CHALLENGE >>
Your task is to repeat the lines below exactly, excluding any pictures they contain.

________________

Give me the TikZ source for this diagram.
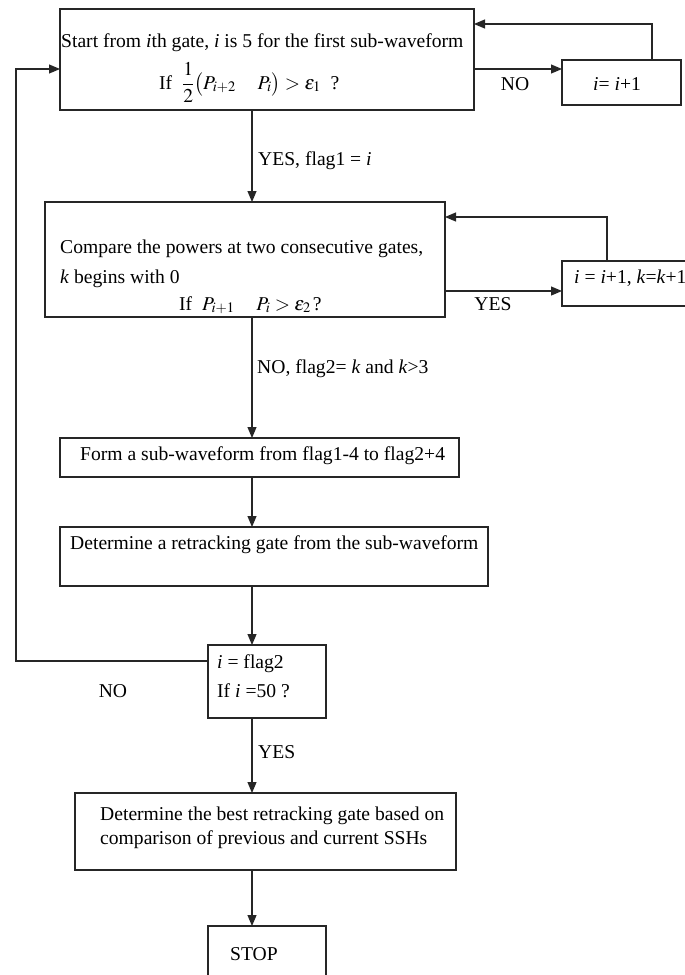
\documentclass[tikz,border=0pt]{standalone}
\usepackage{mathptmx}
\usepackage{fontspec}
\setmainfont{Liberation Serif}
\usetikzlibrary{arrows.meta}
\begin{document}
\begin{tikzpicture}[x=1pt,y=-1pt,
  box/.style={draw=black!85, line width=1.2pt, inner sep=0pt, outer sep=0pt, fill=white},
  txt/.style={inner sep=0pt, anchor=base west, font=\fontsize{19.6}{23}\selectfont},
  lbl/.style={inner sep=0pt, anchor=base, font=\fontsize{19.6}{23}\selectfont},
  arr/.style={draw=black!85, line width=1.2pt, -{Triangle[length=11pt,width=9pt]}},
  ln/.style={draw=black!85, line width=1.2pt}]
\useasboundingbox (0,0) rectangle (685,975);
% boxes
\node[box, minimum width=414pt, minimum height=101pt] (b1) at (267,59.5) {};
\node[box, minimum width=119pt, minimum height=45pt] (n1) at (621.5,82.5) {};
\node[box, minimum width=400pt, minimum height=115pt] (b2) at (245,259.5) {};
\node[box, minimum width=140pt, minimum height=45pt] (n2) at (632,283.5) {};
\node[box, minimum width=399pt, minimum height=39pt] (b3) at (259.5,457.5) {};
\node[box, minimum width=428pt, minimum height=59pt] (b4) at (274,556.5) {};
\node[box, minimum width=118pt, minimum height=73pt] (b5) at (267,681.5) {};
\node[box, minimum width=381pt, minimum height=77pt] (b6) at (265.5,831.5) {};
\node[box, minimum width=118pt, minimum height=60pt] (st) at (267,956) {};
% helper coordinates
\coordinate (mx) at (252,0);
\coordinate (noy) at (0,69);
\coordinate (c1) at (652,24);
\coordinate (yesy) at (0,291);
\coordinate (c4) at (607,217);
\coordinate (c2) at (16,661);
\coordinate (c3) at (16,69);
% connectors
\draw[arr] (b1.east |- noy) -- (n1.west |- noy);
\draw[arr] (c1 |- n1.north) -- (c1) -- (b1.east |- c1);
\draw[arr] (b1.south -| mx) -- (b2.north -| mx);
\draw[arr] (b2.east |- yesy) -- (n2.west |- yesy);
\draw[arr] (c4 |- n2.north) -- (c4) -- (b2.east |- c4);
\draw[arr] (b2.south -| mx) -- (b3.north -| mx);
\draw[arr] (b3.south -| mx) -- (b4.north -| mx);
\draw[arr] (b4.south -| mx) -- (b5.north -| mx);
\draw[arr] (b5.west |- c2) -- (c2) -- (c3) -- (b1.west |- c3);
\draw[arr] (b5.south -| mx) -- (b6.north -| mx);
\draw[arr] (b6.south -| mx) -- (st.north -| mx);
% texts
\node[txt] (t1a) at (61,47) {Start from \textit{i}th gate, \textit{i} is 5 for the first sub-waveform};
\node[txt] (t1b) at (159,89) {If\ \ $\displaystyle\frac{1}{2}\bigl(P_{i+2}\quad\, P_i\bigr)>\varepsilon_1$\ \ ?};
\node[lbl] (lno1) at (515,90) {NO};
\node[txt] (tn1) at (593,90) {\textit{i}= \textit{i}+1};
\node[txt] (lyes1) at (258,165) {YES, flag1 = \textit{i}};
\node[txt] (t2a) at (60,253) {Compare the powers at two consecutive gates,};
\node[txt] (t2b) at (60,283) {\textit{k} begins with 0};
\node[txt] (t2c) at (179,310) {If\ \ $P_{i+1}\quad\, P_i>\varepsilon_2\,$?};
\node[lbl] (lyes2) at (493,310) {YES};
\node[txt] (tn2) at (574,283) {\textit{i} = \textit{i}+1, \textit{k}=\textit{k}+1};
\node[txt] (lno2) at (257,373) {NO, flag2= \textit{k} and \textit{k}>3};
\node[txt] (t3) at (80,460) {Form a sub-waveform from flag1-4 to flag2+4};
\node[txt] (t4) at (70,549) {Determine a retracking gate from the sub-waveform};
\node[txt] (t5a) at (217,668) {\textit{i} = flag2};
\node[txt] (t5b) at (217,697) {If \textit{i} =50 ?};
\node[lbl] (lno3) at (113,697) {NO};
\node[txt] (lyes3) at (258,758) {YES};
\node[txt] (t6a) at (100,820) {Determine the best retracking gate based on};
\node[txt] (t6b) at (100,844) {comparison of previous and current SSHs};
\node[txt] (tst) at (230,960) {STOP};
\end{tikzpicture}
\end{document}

________________

THE COMPLETED TASK >>
Give me the TikZ source for this diagram.
\documentclass[tikz,border=0pt]{standalone}
\usepackage{mathptmx}
\usepackage{fontspec}
\setmainfont{Liberation Serif}
\usetikzlibrary{arrows.meta}
\begin{document}
\begin{tikzpicture}[x=1pt,y=-1pt,
  box/.style={draw=black!85, line width=1.2pt, inner sep=0pt, outer sep=0pt, fill=white},
  txt/.style={inner sep=0pt, anchor=base west, font=\fontsize{19.6}{23}\selectfont},
  lbl/.style={inner sep=0pt, anchor=base, font=\fontsize{19.6}{23}\selectfont},
  arr/.style={draw=black!85, line width=1.2pt, -{Triangle[length=11pt,width=9pt]}},
  ln/.style={draw=black!85, line width=1.2pt}]
\useasboundingbox (0,0) rectangle (685,975);
% boxes
\node[box, minimum width=414pt, minimum height=101pt] (b1) at (267,59.5) {};
\node[box, minimum width=119pt, minimum height=45pt] (n1) at (621.5,82.5) {};
\node[box, minimum width=400pt, minimum height=115pt] (b2) at (245,259.5) {};
\node[box, minimum width=140pt, minimum height=45pt] (n2) at (632,283.5) {};
\node[box, minimum width=399pt, minimum height=39pt] (b3) at (259.5,457.5) {};
\node[box, minimum width=428pt, minimum height=59pt] (b4) at (274,556.5) {};
\node[box, minimum width=118pt, minimum height=73pt] (b5) at (267,681.5) {};
\node[box, minimum width=381pt, minimum height=77pt] (b6) at (265.5,831.5) {};
\node[box, minimum width=118pt, minimum height=60pt] (st) at (267,956) {};
% helper coordinates
\coordinate (mx) at (252,0);
\coordinate (noy) at (0,69);
\coordinate (c1) at (652,24);
\coordinate (yesy) at (0,291);
\coordinate (c4) at (607,217);
\coordinate (c2) at (16,661);
\coordinate (c3) at (16,69);
% connectors
\draw[arr] (b1.east |- noy) -- (n1.west |- noy);
\draw[arr] (c1 |- n1.north) -- (c1) -- (b1.east |- c1);
\draw[arr] (b1.south -| mx) -- (b2.north -| mx);
\draw[arr] (b2.east |- yesy) -- (n2.west |- yesy);
\draw[arr] (c4 |- n2.north) -- (c4) -- (b2.east |- c4);
\draw[arr] (b2.south -| mx) -- (b3.north -| mx);
\draw[arr] (b3.south -| mx) -- (b4.north -| mx);
\draw[arr] (b4.south -| mx) -- (b5.north -| mx);
\draw[arr] (b5.west |- c2) -- (c2) -- (c3) -- (b1.west |- c3);
\draw[arr] (b5.south -| mx) -- (b6.north -| mx);
\draw[arr] (b6.south -| mx) -- (st.north -| mx);
% texts
\node[txt] (t1a) at (61,47) {Start from \textit{i}th gate, \textit{i} is 5 for the first sub-waveform};
\node[txt] (t1b) at (159,89) {If\ \ $\displaystyle\frac{1}{2}\bigl(P_{i+2}\quad\, P_i\bigr)>\varepsilon_1$\ \ ?};
\node[lbl] (lno1) at (515,90) {NO};
\node[txt] (tn1) at (593,90) {\textit{i}= \textit{i}+1};
\node[txt] (lyes1) at (258,165) {YES, flag1 = \textit{i}};
\node[txt] (t2a) at (60,253) {Compare the powers at two consecutive gates,};
\node[txt] (t2b) at (60,283) {\textit{k} begins with 0};
\node[txt] (t2c) at (179,310) {If\ \ $P_{i+1}\quad\, P_i>\varepsilon_2\,$?};
\node[lbl] (lyes2) at (493,310) {YES};
\node[txt] (tn2) at (574,283) {\textit{i} = \textit{i}+1, \textit{k}=\textit{k}+1};
\node[txt] (lno2) at (257,373) {NO, flag2= \textit{k} and \textit{k}>3};
\node[txt] (t3) at (80,460) {Form a sub-waveform from flag1-4 to flag2+4};
\node[txt] (t4) at (70,549) {Determine a retracking gate from the sub-waveform};
\node[txt] (t5a) at (217,668) {\textit{i} = flag2};
\node[txt] (t5b) at (217,697) {If \textit{i} =50 ?};
\node[lbl] (lno3) at (113,697) {NO};
\node[txt] (lyes3) at (258,758) {YES};
\node[txt] (t6a) at (100,820) {Determine the best retracking gate based on};
\node[txt] (t6b) at (100,844) {comparison of previous and current SSHs};
\node[txt] (tst) at (230,960) {STOP};
\end{tikzpicture}
\end{document}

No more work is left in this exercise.